What to do: Word for word, give the material below again, minus any images.

Given data:
<<<<

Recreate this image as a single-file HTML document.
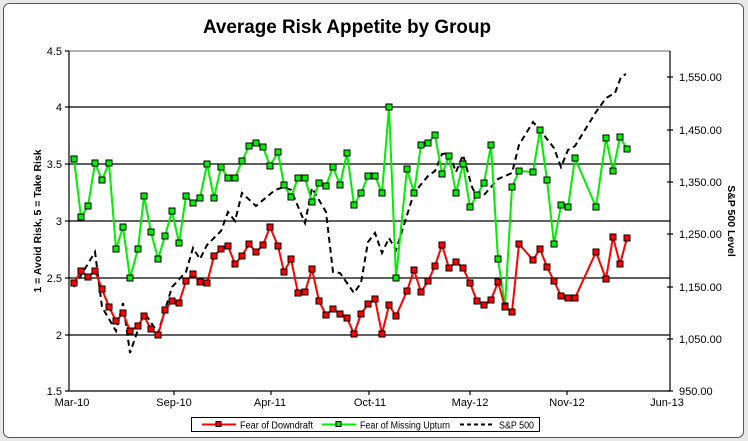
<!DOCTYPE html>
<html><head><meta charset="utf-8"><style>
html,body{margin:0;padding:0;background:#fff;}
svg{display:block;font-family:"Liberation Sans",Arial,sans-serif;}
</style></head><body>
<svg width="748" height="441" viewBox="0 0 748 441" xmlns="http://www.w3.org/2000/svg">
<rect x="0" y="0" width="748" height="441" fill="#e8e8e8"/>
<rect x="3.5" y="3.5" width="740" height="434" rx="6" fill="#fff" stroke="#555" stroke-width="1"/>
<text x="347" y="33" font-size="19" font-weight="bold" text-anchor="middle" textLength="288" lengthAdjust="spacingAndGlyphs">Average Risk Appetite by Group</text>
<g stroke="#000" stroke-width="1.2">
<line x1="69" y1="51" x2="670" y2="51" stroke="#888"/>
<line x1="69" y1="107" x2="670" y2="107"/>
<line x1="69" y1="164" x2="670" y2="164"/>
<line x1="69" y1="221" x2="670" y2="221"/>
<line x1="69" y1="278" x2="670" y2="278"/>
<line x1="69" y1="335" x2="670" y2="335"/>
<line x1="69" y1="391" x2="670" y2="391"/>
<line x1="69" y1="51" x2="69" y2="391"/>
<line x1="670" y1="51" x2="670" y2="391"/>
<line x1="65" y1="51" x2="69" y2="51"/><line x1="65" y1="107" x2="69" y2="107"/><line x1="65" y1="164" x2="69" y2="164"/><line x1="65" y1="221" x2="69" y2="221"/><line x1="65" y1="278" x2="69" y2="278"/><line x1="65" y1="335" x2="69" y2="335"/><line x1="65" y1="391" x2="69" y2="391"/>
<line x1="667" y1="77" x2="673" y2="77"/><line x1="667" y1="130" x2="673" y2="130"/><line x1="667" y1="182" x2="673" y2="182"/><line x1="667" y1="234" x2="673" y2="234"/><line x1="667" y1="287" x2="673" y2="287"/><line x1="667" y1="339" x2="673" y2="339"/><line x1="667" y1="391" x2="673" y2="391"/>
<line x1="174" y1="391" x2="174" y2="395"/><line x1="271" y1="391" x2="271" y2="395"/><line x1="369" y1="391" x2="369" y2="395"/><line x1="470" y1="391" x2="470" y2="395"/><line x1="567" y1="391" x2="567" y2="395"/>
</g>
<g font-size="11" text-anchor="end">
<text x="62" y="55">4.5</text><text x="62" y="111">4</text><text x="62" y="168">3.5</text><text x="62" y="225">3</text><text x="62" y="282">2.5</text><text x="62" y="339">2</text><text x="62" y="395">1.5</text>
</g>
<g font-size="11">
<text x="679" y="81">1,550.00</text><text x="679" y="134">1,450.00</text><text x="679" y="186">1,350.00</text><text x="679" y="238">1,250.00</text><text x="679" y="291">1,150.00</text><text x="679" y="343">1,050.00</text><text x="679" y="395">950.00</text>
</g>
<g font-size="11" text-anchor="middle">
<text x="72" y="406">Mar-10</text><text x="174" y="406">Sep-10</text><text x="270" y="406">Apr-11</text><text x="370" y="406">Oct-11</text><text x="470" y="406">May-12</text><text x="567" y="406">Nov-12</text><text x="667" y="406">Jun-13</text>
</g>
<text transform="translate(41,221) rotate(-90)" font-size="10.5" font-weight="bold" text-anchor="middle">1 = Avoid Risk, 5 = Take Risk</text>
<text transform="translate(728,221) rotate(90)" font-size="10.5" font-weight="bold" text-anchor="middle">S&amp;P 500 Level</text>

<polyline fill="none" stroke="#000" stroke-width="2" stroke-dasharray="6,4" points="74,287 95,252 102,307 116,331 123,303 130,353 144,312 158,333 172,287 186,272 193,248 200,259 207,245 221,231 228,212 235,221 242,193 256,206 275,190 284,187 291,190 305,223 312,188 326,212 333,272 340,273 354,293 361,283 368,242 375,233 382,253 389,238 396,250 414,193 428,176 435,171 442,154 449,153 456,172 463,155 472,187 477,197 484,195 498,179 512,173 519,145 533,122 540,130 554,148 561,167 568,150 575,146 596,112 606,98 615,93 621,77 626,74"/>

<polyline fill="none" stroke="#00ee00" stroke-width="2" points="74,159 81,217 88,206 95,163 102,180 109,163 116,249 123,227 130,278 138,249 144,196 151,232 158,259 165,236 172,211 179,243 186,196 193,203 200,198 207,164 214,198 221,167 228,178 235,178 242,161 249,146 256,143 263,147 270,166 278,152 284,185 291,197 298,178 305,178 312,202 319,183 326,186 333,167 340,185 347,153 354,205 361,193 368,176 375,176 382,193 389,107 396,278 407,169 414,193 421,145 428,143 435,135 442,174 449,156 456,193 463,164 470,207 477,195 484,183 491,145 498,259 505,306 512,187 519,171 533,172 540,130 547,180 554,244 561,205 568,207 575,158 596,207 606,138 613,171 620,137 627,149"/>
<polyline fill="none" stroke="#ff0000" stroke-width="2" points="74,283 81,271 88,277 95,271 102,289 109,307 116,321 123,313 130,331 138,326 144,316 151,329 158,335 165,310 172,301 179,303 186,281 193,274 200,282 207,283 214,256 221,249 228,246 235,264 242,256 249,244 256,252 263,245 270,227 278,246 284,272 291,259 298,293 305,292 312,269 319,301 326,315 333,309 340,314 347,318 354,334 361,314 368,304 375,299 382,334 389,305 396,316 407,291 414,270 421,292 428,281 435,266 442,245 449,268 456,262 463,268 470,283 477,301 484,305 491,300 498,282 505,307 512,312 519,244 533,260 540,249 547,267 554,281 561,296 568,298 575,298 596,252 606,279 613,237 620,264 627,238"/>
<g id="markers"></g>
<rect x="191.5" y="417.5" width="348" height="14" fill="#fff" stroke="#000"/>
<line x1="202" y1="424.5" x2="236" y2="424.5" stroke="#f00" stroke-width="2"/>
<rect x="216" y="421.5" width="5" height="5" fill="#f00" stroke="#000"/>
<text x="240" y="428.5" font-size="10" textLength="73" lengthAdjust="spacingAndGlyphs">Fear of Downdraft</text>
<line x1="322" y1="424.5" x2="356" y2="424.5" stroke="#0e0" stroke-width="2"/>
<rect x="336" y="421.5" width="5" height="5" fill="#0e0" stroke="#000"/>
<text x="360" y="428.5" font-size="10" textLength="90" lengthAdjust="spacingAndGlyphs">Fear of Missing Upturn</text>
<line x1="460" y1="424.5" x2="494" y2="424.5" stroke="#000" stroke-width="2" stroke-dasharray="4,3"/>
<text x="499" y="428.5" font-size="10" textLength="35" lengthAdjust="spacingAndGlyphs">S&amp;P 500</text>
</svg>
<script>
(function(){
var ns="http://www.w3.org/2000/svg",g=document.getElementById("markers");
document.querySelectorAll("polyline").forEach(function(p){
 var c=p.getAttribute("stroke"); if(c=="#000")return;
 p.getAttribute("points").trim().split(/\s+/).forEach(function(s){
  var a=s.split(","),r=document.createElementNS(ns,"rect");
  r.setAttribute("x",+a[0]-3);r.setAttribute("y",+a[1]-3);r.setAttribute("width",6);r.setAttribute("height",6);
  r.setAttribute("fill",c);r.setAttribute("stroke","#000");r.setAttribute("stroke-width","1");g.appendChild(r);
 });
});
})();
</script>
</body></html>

>>>>

Exercise result:
Recreate this image as a single-file HTML document.
<!DOCTYPE html>
<html><head><meta charset="utf-8"><style>
html,body{margin:0;padding:0;background:#fff;}
svg{display:block;font-family:"Liberation Sans",Arial,sans-serif;}
</style></head><body>
<svg width="748" height="441" viewBox="0 0 748 441" xmlns="http://www.w3.org/2000/svg">
<rect x="0" y="0" width="748" height="441" fill="#e8e8e8"/>
<rect x="3.5" y="3.5" width="740" height="434" rx="6" fill="#fff" stroke="#555" stroke-width="1"/>
<text x="347" y="33" font-size="19" font-weight="bold" text-anchor="middle" textLength="288" lengthAdjust="spacingAndGlyphs">Average Risk Appetite by Group</text>
<g stroke="#000" stroke-width="1.2">
<line x1="69" y1="51" x2="670" y2="51" stroke="#888"/>
<line x1="69" y1="107" x2="670" y2="107"/>
<line x1="69" y1="164" x2="670" y2="164"/>
<line x1="69" y1="221" x2="670" y2="221"/>
<line x1="69" y1="278" x2="670" y2="278"/>
<line x1="69" y1="335" x2="670" y2="335"/>
<line x1="69" y1="391" x2="670" y2="391"/>
<line x1="69" y1="51" x2="69" y2="391"/>
<line x1="670" y1="51" x2="670" y2="391"/>
<line x1="65" y1="51" x2="69" y2="51"/><line x1="65" y1="107" x2="69" y2="107"/><line x1="65" y1="164" x2="69" y2="164"/><line x1="65" y1="221" x2="69" y2="221"/><line x1="65" y1="278" x2="69" y2="278"/><line x1="65" y1="335" x2="69" y2="335"/><line x1="65" y1="391" x2="69" y2="391"/>
<line x1="667" y1="77" x2="673" y2="77"/><line x1="667" y1="130" x2="673" y2="130"/><line x1="667" y1="182" x2="673" y2="182"/><line x1="667" y1="234" x2="673" y2="234"/><line x1="667" y1="287" x2="673" y2="287"/><line x1="667" y1="339" x2="673" y2="339"/><line x1="667" y1="391" x2="673" y2="391"/>
<line x1="174" y1="391" x2="174" y2="395"/><line x1="271" y1="391" x2="271" y2="395"/><line x1="369" y1="391" x2="369" y2="395"/><line x1="470" y1="391" x2="470" y2="395"/><line x1="567" y1="391" x2="567" y2="395"/>
</g>
<g font-size="11" text-anchor="end">
<text x="62" y="55">4.5</text><text x="62" y="111">4</text><text x="62" y="168">3.5</text><text x="62" y="225">3</text><text x="62" y="282">2.5</text><text x="62" y="339">2</text><text x="62" y="395">1.5</text>
</g>
<g font-size="11">
<text x="679" y="81">1,550.00</text><text x="679" y="134">1,450.00</text><text x="679" y="186">1,350.00</text><text x="679" y="238">1,250.00</text><text x="679" y="291">1,150.00</text><text x="679" y="343">1,050.00</text><text x="679" y="395">950.00</text>
</g>
<g font-size="11" text-anchor="middle">
<text x="72" y="406">Mar-10</text><text x="174" y="406">Sep-10</text><text x="270" y="406">Apr-11</text><text x="370" y="406">Oct-11</text><text x="470" y="406">May-12</text><text x="567" y="406">Nov-12</text><text x="667" y="406">Jun-13</text>
</g>
<text transform="translate(41,221) rotate(-90)" font-size="10.5" font-weight="bold" text-anchor="middle">1 = Avoid Risk, 5 = Take Risk</text>
<text transform="translate(728,221) rotate(90)" font-size="10.5" font-weight="bold" text-anchor="middle">S&amp;P 500 Level</text>

<polyline fill="none" stroke="#000" stroke-width="2" stroke-dasharray="6,4" points="74,287 95,252 102,307 116,331 123,303 130,353 144,312 158,333 172,287 186,272 193,248 200,259 207,245 221,231 228,212 235,221 242,193 256,206 275,190 284,187 291,190 305,223 312,188 326,212 333,272 340,273 354,293 361,283 368,242 375,233 382,253 389,238 396,250 414,193 428,176 435,171 442,154 449,153 456,172 463,155 472,187 477,197 484,195 498,179 512,173 519,145 533,122 540,130 554,148 561,167 568,150 575,146 596,112 606,98 615,93 621,77 626,74"/>

<polyline fill="none" stroke="#00ee00" stroke-width="2" points="74,159 81,217 88,206 95,163 102,180 109,163 116,249 123,227 130,278 138,249 144,196 151,232 158,259 165,236 172,211 179,243 186,196 193,203 200,198 207,164 214,198 221,167 228,178 235,178 242,161 249,146 256,143 263,147 270,166 278,152 284,185 291,197 298,178 305,178 312,202 319,183 326,186 333,167 340,185 347,153 354,205 361,193 368,176 375,176 382,193 389,107 396,278 407,169 414,193 421,145 428,143 435,135 442,174 449,156 456,193 463,164 470,207 477,195 484,183 491,145 498,259 505,306 512,187 519,171 533,172 540,130 547,180 554,244 561,205 568,207 575,158 596,207 606,138 613,171 620,137 627,149"/>
<polyline fill="none" stroke="#ff0000" stroke-width="2" points="74,283 81,271 88,277 95,271 102,289 109,307 116,321 123,313 130,331 138,326 144,316 151,329 158,335 165,310 172,301 179,303 186,281 193,274 200,282 207,283 214,256 221,249 228,246 235,264 242,256 249,244 256,252 263,245 270,227 278,246 284,272 291,259 298,293 305,292 312,269 319,301 326,315 333,309 340,314 347,318 354,334 361,314 368,304 375,299 382,334 389,305 396,316 407,291 414,270 421,292 428,281 435,266 442,245 449,268 456,262 463,268 470,283 477,301 484,305 491,300 498,282 505,307 512,312 519,244 533,260 540,249 547,267 554,281 561,296 568,298 575,298 596,252 606,279 613,237 620,264 627,238"/>
<g id="markers"></g>
<rect x="191.5" y="417.5" width="348" height="14" fill="#fff" stroke="#000"/>
<line x1="202" y1="424.5" x2="236" y2="424.5" stroke="#f00" stroke-width="2"/>
<rect x="216" y="421.5" width="5" height="5" fill="#f00" stroke="#000"/>
<text x="240" y="428.5" font-size="10" textLength="73" lengthAdjust="spacingAndGlyphs">Fear of Downdraft</text>
<line x1="322" y1="424.5" x2="356" y2="424.5" stroke="#0e0" stroke-width="2"/>
<rect x="336" y="421.5" width="5" height="5" fill="#0e0" stroke="#000"/>
<text x="360" y="428.5" font-size="10" textLength="90" lengthAdjust="spacingAndGlyphs">Fear of Missing Upturn</text>
<line x1="460" y1="424.5" x2="494" y2="424.5" stroke="#000" stroke-width="2" stroke-dasharray="4,3"/>
<text x="499" y="428.5" font-size="10" textLength="35" lengthAdjust="spacingAndGlyphs">S&amp;P 500</text>
</svg>
<script>
(function(){
var ns="http://www.w3.org/2000/svg",g=document.getElementById("markers");
document.querySelectorAll("polyline").forEach(function(p){
 var c=p.getAttribute("stroke"); if(c=="#000")return;
 p.getAttribute("points").trim().split(/\s+/).forEach(function(s){
  var a=s.split(","),r=document.createElementNS(ns,"rect");
  r.setAttribute("x",+a[0]-3);r.setAttribute("y",+a[1]-3);r.setAttribute("width",6);r.setAttribute("height",6);
  r.setAttribute("fill",c);r.setAttribute("stroke","#000");r.setAttribute("stroke-width","1");g.appendChild(r);
 });
});
})();
</script>
</body></html>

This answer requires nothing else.